| Required work |
Your answer should be a single number: the count of lines that include "this".

| Records supplied |
□ □ □ □ □ □ □
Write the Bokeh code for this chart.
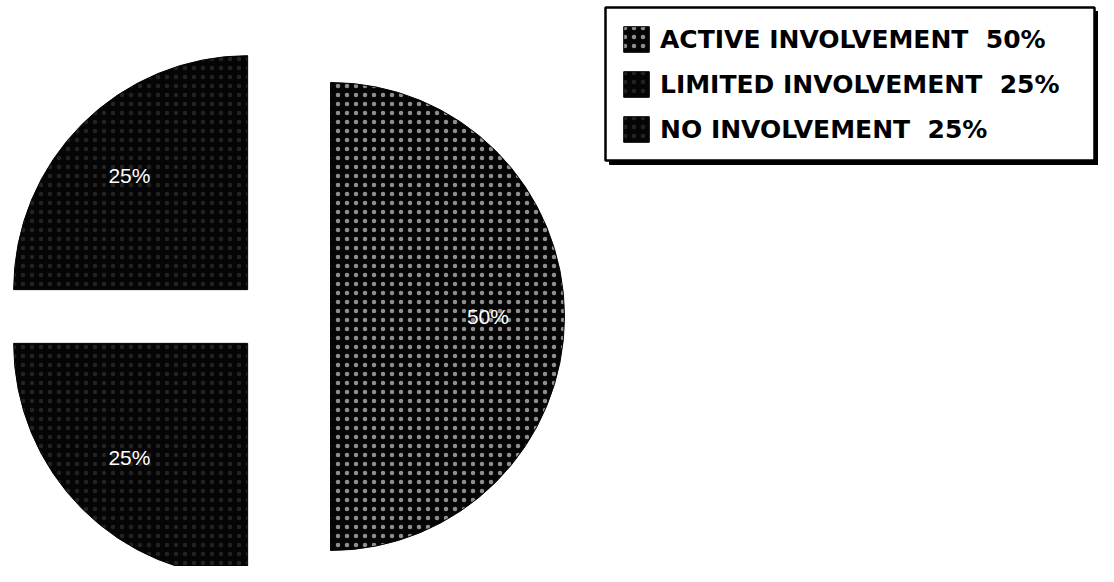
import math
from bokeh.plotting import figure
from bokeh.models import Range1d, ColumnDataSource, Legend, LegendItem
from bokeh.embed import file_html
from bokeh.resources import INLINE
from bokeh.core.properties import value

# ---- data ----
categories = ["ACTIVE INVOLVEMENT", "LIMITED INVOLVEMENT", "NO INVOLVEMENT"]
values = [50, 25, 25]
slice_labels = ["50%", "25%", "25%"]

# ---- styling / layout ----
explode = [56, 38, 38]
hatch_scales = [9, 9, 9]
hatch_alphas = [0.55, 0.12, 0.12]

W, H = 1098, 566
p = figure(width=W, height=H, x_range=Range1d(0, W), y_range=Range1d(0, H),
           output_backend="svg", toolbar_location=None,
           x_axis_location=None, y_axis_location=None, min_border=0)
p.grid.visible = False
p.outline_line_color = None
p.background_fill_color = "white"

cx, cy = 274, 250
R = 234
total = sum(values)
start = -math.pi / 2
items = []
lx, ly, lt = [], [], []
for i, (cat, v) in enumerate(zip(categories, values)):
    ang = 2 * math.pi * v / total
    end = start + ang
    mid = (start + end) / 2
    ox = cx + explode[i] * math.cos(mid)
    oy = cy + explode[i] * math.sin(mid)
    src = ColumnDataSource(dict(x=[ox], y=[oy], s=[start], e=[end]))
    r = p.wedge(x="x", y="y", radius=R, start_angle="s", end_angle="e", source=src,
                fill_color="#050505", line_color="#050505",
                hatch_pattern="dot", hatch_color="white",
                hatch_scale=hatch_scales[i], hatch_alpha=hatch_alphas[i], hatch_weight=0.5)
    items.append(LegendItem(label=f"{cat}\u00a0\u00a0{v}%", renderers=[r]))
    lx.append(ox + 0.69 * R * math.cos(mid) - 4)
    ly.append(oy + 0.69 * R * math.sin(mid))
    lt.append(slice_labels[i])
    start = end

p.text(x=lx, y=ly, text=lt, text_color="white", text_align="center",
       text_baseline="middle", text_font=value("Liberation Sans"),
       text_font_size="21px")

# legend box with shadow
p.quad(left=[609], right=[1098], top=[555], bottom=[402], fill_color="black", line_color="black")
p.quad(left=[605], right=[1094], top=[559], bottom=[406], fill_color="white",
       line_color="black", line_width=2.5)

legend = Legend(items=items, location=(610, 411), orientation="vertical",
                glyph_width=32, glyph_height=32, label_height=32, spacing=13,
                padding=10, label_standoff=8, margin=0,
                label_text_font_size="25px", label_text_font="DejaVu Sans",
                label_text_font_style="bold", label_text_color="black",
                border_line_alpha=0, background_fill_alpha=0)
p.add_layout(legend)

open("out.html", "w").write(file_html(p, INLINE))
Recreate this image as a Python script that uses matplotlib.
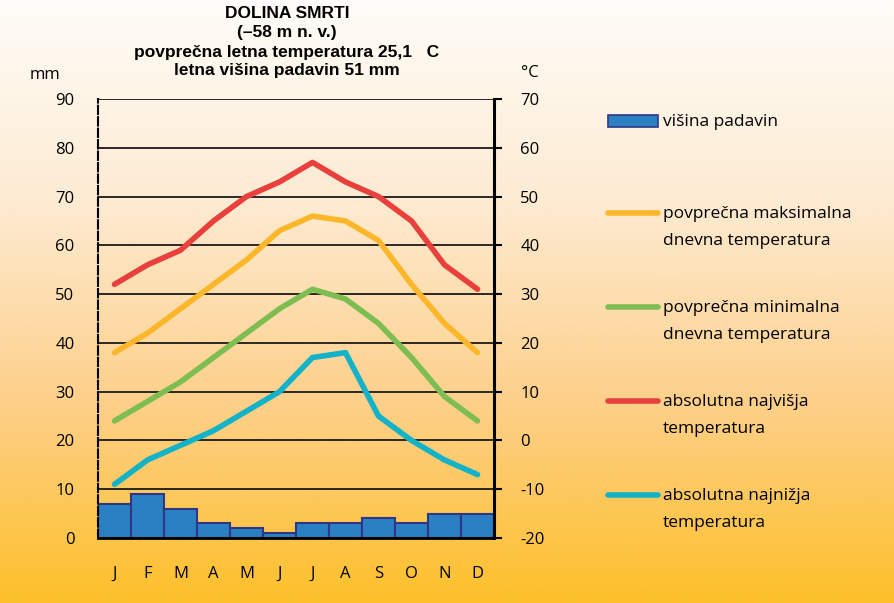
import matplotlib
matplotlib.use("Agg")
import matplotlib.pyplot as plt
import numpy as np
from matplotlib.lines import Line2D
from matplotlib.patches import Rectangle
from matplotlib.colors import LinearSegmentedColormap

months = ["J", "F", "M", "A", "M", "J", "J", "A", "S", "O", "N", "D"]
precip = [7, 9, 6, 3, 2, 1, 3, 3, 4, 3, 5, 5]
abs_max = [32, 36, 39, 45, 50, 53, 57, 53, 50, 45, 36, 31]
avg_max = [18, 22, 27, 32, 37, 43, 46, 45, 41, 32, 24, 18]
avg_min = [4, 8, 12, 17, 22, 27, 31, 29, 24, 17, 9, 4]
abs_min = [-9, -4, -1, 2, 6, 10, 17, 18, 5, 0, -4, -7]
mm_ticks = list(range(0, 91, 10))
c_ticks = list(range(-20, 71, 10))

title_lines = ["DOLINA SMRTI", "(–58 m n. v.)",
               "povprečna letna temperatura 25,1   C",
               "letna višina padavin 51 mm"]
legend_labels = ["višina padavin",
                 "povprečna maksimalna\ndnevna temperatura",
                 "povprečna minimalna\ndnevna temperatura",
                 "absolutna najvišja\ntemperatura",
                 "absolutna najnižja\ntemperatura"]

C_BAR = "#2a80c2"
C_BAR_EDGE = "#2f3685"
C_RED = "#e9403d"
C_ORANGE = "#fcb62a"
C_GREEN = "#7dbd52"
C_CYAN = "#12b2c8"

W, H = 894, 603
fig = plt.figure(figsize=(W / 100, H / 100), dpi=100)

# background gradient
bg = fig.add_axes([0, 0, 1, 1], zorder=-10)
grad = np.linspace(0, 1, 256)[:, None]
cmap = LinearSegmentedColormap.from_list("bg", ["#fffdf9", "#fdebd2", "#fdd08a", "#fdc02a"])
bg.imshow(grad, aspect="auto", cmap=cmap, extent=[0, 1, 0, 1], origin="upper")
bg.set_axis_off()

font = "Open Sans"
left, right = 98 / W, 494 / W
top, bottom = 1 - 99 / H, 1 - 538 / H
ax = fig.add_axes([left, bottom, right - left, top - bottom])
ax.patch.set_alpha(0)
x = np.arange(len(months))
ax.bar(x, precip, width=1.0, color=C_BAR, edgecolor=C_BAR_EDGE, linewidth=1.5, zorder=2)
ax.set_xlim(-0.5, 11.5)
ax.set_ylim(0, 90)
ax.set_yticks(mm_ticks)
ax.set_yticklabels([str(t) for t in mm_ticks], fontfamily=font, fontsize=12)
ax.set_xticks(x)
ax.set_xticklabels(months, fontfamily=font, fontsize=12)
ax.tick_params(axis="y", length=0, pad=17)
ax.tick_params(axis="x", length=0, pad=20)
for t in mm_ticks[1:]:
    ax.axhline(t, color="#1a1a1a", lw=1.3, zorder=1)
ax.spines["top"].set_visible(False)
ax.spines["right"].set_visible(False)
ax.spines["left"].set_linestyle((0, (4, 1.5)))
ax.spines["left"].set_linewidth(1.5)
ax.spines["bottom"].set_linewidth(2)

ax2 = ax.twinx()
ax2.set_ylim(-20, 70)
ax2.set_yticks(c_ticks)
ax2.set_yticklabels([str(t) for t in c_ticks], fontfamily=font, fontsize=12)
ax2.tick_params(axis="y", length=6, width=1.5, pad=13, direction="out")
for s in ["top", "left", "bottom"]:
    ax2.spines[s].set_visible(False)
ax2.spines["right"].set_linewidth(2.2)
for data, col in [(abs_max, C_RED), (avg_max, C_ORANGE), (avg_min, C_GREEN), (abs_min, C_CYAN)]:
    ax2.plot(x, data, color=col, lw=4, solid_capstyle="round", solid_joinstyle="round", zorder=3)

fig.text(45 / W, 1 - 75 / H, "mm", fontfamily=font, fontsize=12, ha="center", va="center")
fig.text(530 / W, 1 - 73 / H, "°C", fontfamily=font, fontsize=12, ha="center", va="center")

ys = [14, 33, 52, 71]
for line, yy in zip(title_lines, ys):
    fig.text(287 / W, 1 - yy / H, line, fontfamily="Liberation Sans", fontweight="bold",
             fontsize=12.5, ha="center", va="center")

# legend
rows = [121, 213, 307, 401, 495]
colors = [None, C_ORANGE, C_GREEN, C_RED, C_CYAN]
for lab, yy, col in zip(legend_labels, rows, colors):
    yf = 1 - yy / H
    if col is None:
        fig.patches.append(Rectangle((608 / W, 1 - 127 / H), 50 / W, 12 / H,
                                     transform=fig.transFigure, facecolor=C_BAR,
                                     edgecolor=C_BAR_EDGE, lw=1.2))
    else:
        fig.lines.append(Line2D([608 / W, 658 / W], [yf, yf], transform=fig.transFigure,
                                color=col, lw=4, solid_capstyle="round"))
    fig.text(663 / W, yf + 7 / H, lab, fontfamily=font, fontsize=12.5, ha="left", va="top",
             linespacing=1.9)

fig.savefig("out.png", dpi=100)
□ □ □ □ □ □ □
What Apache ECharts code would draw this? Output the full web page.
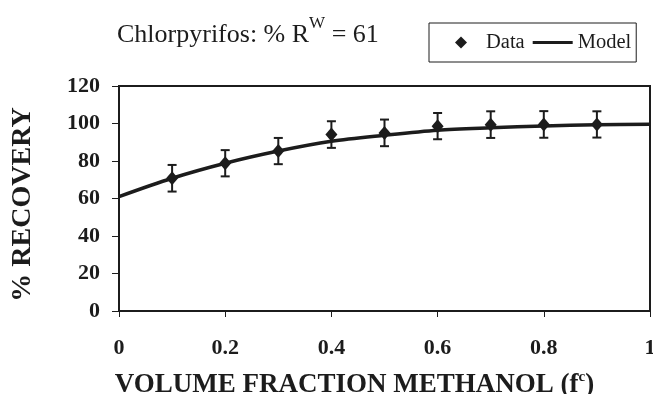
□ □ □ □ □ □ □
| Written answer |
3